The Warmth of Other Suns – Isabel Wilkerson
(June 27, 2016) This is one of the most important books I have ever read. It is brilliantly written – a combination of deep research interwoven into the life stories of three people who migrated from the deep South to the cities of the North in a mass migration of the 20th Century that changed this country forever.
Isabel Wilkerson spent so many years researching this book and gathering the stories of over 1,200 African-Americans who were part of the mass migration that took place in from post World War I through the post Civil Rights Era of the 1970s. She settled on the stories of three individuals she got to know very well, and in her words, each deserving of their own book to tell their life story.
While many in the African-American community reject the idea that their Northern migration was an immigrant story, there are classic elements of that experience that Wilkerson points out throughout the book. Unlike other immigrants, assimilation into the broader American culture wasn’t simply a matter of changing a surname and losing an accent. The color of their skin sets them apart within a country and a culture of which they were a part before this country was ever founded by revolution.
This book is also a brutal indictment of an American history that we don’t know, don’t acknowledge and certainly don’t teach to school children.

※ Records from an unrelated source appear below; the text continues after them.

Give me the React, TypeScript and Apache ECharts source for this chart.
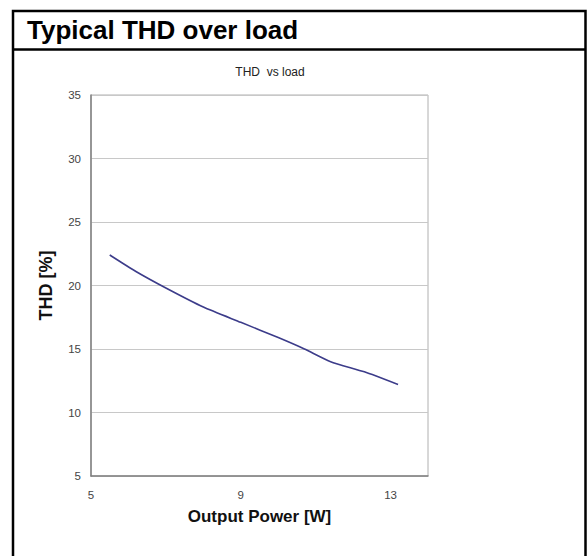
import React, { useEffect, useRef } from "react";
import * as echarts from "echarts";

const powerW = [5.5, 6.2, 7.0, 8.0, 9.0, 10.0, 10.7, 11.4, 12.3, 13.2];
const thdPct = [22.4, 21.1, 19.8, 18.3, 17.1, 15.9, 15.0, 14.0, 13.2, 12.2];
const xTicks = [5, 9, 13];
const yTicks = [5, 10, 15, 20, 25, 30, 35];

const pageTitle = "Typical THD over load";
const chartTitle = "THD  vs load";
const xName = "Output Power [W]";
const yName = "THD [%]";

export default function App() {
  const ref = useRef<HTMLDivElement>(null);
  useEffect(() => {
    if (!ref.current) return;
    const chart = echarts.init(ref.current, null, { renderer: "svg" });
    const font = "'Liberation Sans', Arial, sans-serif";
    chart.setOption({
      animation: false,
      backgroundColor: "#ffffff",
      grid: {
        left: 91,
        top: 95,
        right: 588 - 428,
        bottom: 556 - 476,
        show: true,
        borderColor: "#b0b0b0",
        borderWidth: 1,
      },
      xAxis: {
        type: "value",
        min: 5,
        max: 14,
        interval: 4,
        name: xName,
        nameLocation: "middle",
        nameGap: 32,
        nameTextStyle: { fontFamily: font, fontWeight: "bold", fontSize: 17, color: "#111" },
        axisLine: { show: true, lineStyle: { color: "#808080", width: 1.5 } },
        axisTick: { show: false },
        splitLine: { show: false },
        axisLabel: {
          fontFamily: font,
          fontSize: 11.5,
          color: "#444",
          margin: 13,
          formatter: (v: number) => (xTicks.includes(v) ? String(v) : ""),
        },
      },
      yAxis: {
        type: "value",
        min: yTicks[0],
        max: yTicks[yTicks.length - 1],
        interval: 5,
        name: yName,
        nameLocation: "middle",
        nameGap: 36,
        nameRotate: 90,
        nameTextStyle: { fontFamily: font, fontWeight: "bold", fontSize: 18, color: "#111" },
        axisLine: { show: true, lineStyle: { color: "#808080", width: 1.5 } },
        axisTick: { show: false },
        splitLine: { show: true, lineStyle: { color: "#c8c8c8", width: 1 } },
        axisLabel: { fontFamily: font, fontSize: 11.5, color: "#444", margin: 10 },
      },
      series: [
        {
          type: "line",
          data: powerW.map((x, i) => [x, thdPct[i]]),
          showSymbol: false,
          smooth: 0.2,
          lineStyle: { color: "#3c3c8a", width: 1.6 },
        },
      ],
      graphic: [
        {
          type: "rect",
          shape: { x: 13, y: 11, width: 572.5, height: 560 },
          style: { fill: "none", stroke: "#000", lineWidth: 2.5 },
          silent: true,
        },
        {
          type: "line",
          shape: { x1: 13, y1: 49.5, x2: 585.5, y2: 49.5 },
          style: { stroke: "#000", lineWidth: 2.5 },
          silent: true,
        },
        {
          type: "text",
          x: 27,
          y: 30,
          style: {
            text: pageTitle,
            fontFamily: font,
            fontWeight: "bold",
            fontSize: 26,
            fill: "#000",
            textAlign: "left",
            textVerticalAlign: "middle",
          },
        },
        {
          type: "text",
          x: 270,
          y: 72,
          style: {
            text: chartTitle,
            fontFamily: font,
            fontSize: 12,
            fill: "#222",
            textAlign: "center",
            textVerticalAlign: "middle",
          },
        },
      ],
    });
    return () => chart.dispose();
  }, []);
  return (
    <div
      ref={ref}
      style={{ position: "fixed", left: 0, top: 0, width: 588, height: 556 }}
    />
  );
}
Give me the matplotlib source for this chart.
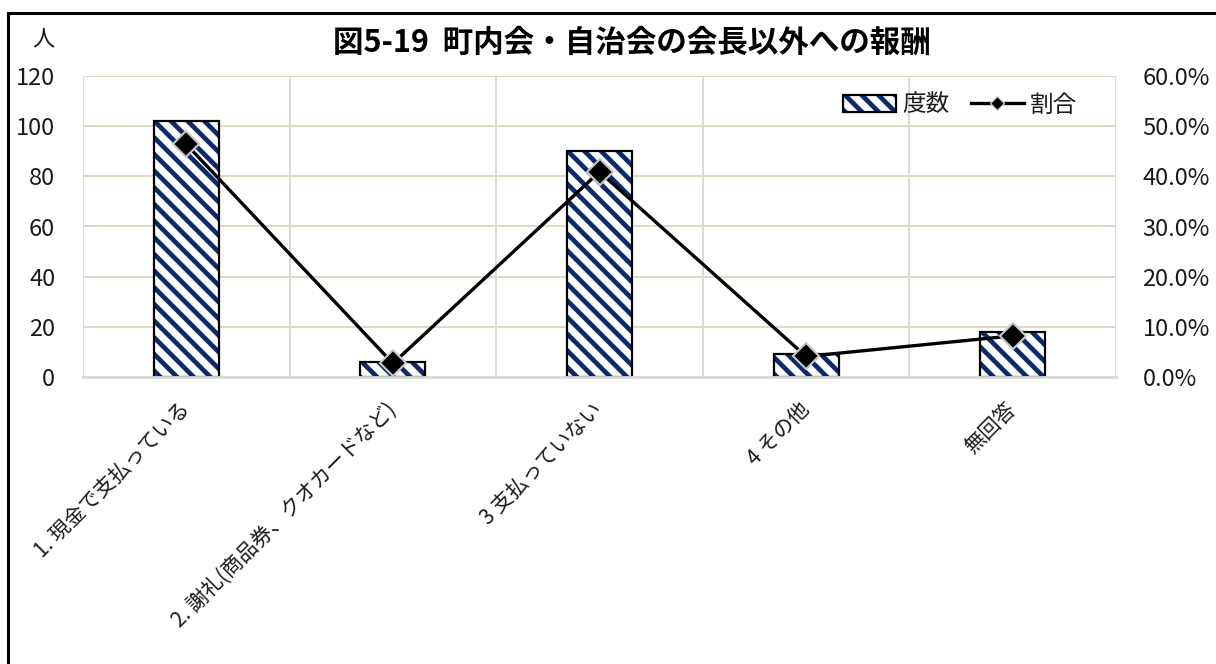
import matplotlib
matplotlib.use("Agg")
import matplotlib.pyplot as plt
import numpy as np
from matplotlib.lines import Line2D
from matplotlib.patches import Patch

plt.rcParams['font.family'] = ['Noto Sans CJK JP', 'DejaVu Sans']
plt.rcParams['hatch.linewidth'] = 3.4

categories = ['1. 現金で支払っている', '2. 謝礼(商品券、クオカードなど)', '3 支払っていない', '4 その他', '無回答']
counts = [102, 6, 90, 9, 18]
ratios = [46.4, 2.7, 40.9, 4.1, 8.2]
left_ticks = [0, 20, 40, 60, 80, 100, 120]
right_ticks = [0, 10, 20, 30, 40, 50, 60]

navy = '#0b2a6b'
text_col = '#1a1a1a'

fig = plt.figure(figsize=(12.16, 6.64), dpi=100)
ax = fig.add_axes([83 / 1216, 1 - 377 / 664, 1033 / 1216, 301 / 664])
x = np.arange(len(categories))
# hatch layer (navy stripes)
ax.bar(x, counts, width=0.315, color='white', edgecolor=navy, linewidth=0,
       hatch='\\\\', zorder=2)
# black outline
ax.bar(x, counts, width=0.315, fill=False, edgecolor='black', linewidth=1.6, zorder=2.5)

ax.set_xlim(-0.5, len(categories) - 0.5)
ax.set_ylim(0, 120)
ax.set_yticks(left_ticks)
ax.set_yticklabels([str(v) for v in left_ticks], fontsize=17, color=text_col)
ax.set_xticks(x)
ax.set_xticklabels(categories, rotation=45, ha='right', va='center',
                   rotation_mode='anchor', fontsize=15, color=text_col)
ax.set_xticks(np.arange(-0.5, len(categories), 1), minor=True)
ax.tick_params(axis='x', which='both', length=0, pad=21)
ax.tick_params(axis='y', length=0, pad=20)
ax.grid(axis='y', color='#dcd8c6', linewidth=1.4, zorder=0)
ax.grid(axis='x', which='minor', color='#dad9d4', linewidth=1.4, zorder=0)
for s in ['top', 'right', 'left']:
    ax.spines[s].set_visible(False)
ax.spines['bottom'].set_color('#d9d9d9')
ax.spines['bottom'].set_linewidth(2)

ax2 = ax.twinx()
ax2.plot(x, ratios, color='black', linewidth=2.4, marker='D', markersize=13,
         markerfacecolor='black', markeredgecolor='#c8c8c8', markeredgewidth=1.5,
         zorder=3)
ax2.set_ylim(0, 60)
ax2.set_yticks(right_ticks)
ax2.set_yticklabels([f'{v:.1f}%' for v in right_ticks], fontsize=17, color=text_col)
ax2.tick_params(axis='y', length=0, pad=19)
for s in ['top', 'right', 'left', 'bottom']:
    ax2.spines[s].set_visible(False)

h_bar = Patch(facecolor='white', edgecolor=navy, hatch='\\\\', linewidth=0)
h_bar_outline = Patch(fill=False, edgecolor='black', linewidth=1.6)
h_line = Line2D([], [], color='black', linewidth=2.4, marker='D', markersize=7,
                markerfacecolor='black', markeredgecolor='#c8c8c8', markeredgewidth=1)
leg = ax2.legend([(h_bar, h_bar_outline), h_line], ['度数', '割合'], loc='center right',
                 bbox_to_anchor=(1077 / 1216, 1 - 105 / 664), bbox_transform=fig.transFigure,
                 ncol=2, frameon=False, fontsize=17, handlelength=2.25, columnspacing=0.9,
                 handletextpad=0.25, borderpad=0, borderaxespad=0)
for t in leg.get_texts():
    t.set_color(text_col)

fig.text(632 / 1216, 1 - 43 / 664, '図5-19  町内会・自治会の会長以外への報酬', ha='center', va='center',
         fontsize=22, fontweight='bold', color='black')
fig.text(43 / 1216, 1 - 40 / 664, '人', ha='center', va='center', fontsize=16, color=text_col)

# outer frame (left and top visible; right/bottom extend past the image)
fig.add_artist(Line2D([8 / 1216, 8 / 1216], [-0.01, 1 - 13 / 664], transform=fig.transFigure,
                      color='black', linewidth=2.2))
fig.add_artist(Line2D([8 / 1216, 1.01], [1 - 13 / 664, 1 - 13 / 664], transform=fig.transFigure,
                      color='black', linewidth=2.2))

fig.savefig('out.png', dpi=100)
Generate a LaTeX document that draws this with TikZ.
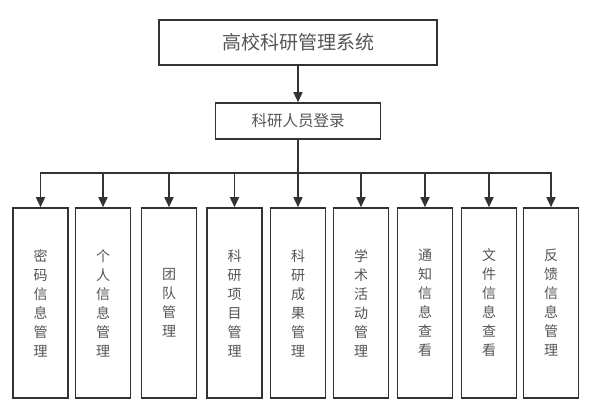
\documentclass[tikz,border=0pt]{standalone}
\usepackage{fontspec}
\newfontfamily\cjk{Noto Sans CJK SC}
\usepackage{xcolor}
\definecolor{boxline}{RGB}{51, 51, 51}
\definecolor{textgray}{RGB}{85, 85, 85}
\usepackage{tikz}
\usetikzlibrary{arrows.meta, positioning}

\begin{document}
\begin{tikzpicture}[x=1pt, y=-1pt, >={Triangle[length=10pt, width=9pt]},
    box/.style={draw=boxline, line width=1.6pt, fill=white, inner sep=0pt, text=textgray},
    modbox/.style={box, minimum width=55pt, minimum height=190pt, align=center,
        font=\cjk\fontsize{14}{19}\selectfont},
    link/.style={->, draw=boxline, line width=1.6pt}]
    \useasboundingbox (0,0) rectangle (607,400);

    % Top level: system and login
    \node[box, minimum width=278pt, minimum height=45pt, font=\cjk\fontsize{19}{22}\selectfont]
        (system) at (298, 42.5) {高校科研管理系统};
    \node[box, minimum width=165pt, minimum height=36pt, font=\cjk\fontsize{15.5}{18}\selectfont]
        (login) at (298, 121) {科研人员登录};
    \draw[link] (system) -- (login);

    % Bus line under the login box
    \coordinate (bus) at (298, 173);
    \draw[draw=boxline, line width=1.6pt] (login.south) -- (bus);

    % Module boxes (vertical text)
    \foreach \i/\x/\label in {
        1/40.5/{密\\码\\信\\息\\管\\理},
        2/103/{个\\人\\信\\息\\管\\理},
        3/169/{团\\队\\管\\理},
        4/234.5/{科\\研\\项\\目\\管\\理},
        5/298/{科\\研\\成\\果\\管\\理},
        6/361/{学\\术\\活\\动\\管\\理},
        7/425/{通\\知\\信\\息\\查\\看},
        8/489/{文\\件\\信\\息\\查\\看},
        9/551/{反\\馈\\信\\息\\管\\理}} {
        \node[modbox] (mod\i) at (\x, 303) {\label};
        \draw[link] (bus) -| (mod\i.north);
    }

\end{tikzpicture}
\end{document}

Our white washed narrative of the founding of this country does us all a disservice. Our mythological narrative of American values is at odds with a well documented history of brutality that impacts our country and our culture to this very day. We need to understand and own our own story . . . all of it.
I would love to stand on the floor of our Virginia Legislature and read this entire book aloud to the people who believe they know history. Those who think they have an understanding of what it means to be a Virginian, a Southerner and a lawmaker should be confronted with well documented history of how it really was – and how it really is – for blacks in this country. We are blind. And often it’s the blind leading the blind that perpetuates misguided ideas about solutions to the problems that continue to plague us.
This book should be part of every history curriculum in every high school in America. I highly recommend it. Lift the veil of ignorance and look at what we have done as a country. We can’t change the past, but we can do a much better job of changing our future when we understand that past.